(Direction)
Up to and including the line with "const plotLeft = 73, plotRight", write out the listing from its first line, minus the pictures.

(Material provided)
----
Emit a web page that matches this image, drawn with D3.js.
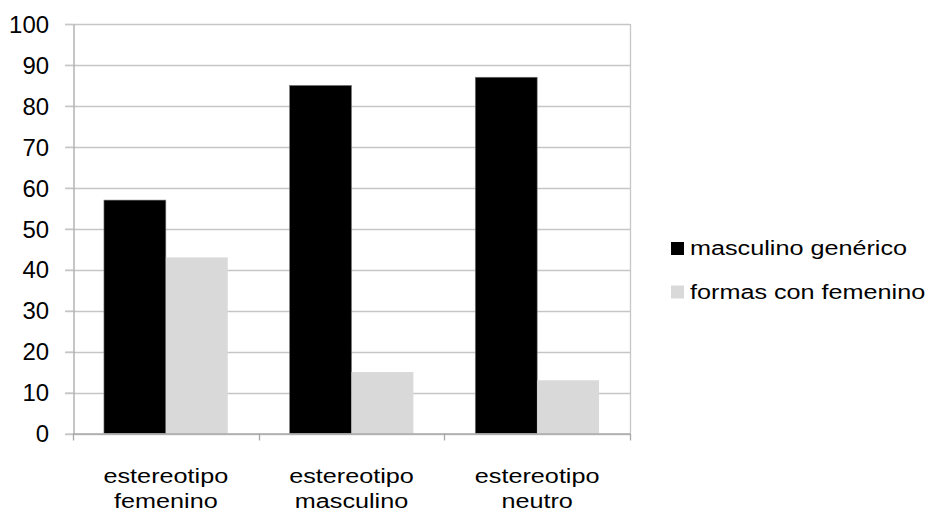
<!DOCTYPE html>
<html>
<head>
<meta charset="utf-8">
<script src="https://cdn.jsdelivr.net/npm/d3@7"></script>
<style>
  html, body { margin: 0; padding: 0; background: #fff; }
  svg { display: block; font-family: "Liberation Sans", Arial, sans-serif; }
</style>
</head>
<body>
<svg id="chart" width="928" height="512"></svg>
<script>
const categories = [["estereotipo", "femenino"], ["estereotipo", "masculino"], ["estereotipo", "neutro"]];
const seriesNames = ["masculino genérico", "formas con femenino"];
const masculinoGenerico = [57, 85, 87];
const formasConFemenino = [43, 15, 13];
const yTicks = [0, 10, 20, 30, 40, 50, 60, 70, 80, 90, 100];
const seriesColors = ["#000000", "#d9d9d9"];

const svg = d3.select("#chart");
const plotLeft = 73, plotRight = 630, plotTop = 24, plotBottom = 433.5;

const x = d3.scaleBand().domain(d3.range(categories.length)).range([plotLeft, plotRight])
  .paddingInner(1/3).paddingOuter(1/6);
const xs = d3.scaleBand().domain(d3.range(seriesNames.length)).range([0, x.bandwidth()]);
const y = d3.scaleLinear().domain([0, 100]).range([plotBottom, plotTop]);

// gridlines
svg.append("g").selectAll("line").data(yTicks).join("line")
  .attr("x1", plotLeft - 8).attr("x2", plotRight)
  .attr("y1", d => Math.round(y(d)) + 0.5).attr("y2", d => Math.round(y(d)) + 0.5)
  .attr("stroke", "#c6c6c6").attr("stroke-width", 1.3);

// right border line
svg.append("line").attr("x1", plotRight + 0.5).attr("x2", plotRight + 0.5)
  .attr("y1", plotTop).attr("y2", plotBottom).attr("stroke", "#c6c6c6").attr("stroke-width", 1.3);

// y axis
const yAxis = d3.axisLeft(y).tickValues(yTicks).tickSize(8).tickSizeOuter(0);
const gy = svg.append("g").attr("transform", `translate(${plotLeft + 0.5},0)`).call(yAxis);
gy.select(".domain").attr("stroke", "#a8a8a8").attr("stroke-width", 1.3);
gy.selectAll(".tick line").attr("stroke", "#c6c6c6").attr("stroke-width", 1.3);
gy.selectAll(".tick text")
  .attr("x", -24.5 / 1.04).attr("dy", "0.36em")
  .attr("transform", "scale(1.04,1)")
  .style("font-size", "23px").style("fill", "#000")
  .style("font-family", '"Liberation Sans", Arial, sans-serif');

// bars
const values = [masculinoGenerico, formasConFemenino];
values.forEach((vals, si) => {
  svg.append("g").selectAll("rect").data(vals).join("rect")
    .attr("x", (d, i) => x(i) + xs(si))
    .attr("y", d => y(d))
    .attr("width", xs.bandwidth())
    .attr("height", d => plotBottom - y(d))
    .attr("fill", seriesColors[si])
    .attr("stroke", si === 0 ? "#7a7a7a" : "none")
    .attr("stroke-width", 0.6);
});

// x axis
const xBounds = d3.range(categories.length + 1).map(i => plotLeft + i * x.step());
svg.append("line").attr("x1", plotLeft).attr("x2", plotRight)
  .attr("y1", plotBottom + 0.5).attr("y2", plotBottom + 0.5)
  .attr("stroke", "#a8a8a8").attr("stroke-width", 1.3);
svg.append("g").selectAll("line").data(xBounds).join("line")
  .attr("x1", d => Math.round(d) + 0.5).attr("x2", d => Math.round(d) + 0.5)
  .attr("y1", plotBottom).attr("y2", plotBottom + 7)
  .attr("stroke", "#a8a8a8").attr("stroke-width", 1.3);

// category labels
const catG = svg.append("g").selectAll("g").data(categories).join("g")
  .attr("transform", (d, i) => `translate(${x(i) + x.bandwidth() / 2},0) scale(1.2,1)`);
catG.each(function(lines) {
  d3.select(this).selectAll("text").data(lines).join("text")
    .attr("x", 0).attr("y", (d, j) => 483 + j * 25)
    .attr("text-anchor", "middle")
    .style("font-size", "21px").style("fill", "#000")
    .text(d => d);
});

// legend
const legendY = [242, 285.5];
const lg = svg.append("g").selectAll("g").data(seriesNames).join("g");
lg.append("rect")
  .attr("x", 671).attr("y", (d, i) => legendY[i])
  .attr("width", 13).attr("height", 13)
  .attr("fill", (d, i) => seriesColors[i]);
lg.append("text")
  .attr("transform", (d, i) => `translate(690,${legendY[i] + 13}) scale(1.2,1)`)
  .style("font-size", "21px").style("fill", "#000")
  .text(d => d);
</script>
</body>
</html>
----
(Final answer)
Emit a web page that matches this image, drawn with D3.js.
<!DOCTYPE html>
<html>
<head>
<meta charset="utf-8">
<script src="https://cdn.jsdelivr.net/npm/d3@7"></script>
<style>
  html, body { margin: 0; padding: 0; background: #fff; }
  svg { display: block; font-family: "Liberation Sans", Arial, sans-serif; }
</style>
</head>
<body>
<svg id="chart" width="928" height="512"></svg>
<script>
const categories = [["estereotipo", "femenino"], ["estereotipo", "masculino"], ["estereotipo", "neutro"]];
const seriesNames = ["masculino genérico", "formas con femenino"];
const masculinoGenerico = [57, 85, 87];
const formasConFemenino = [43, 15, 13];
const yTicks = [0, 10, 20, 30, 40, 50, 60, 70, 80, 90, 100];
const seriesColors = ["#000000", "#d9d9d9"];

const svg = d3.select("#chart");
const plotLeft = 73, plotRight = 630, plotTop = 24, plotBottom = 433.5;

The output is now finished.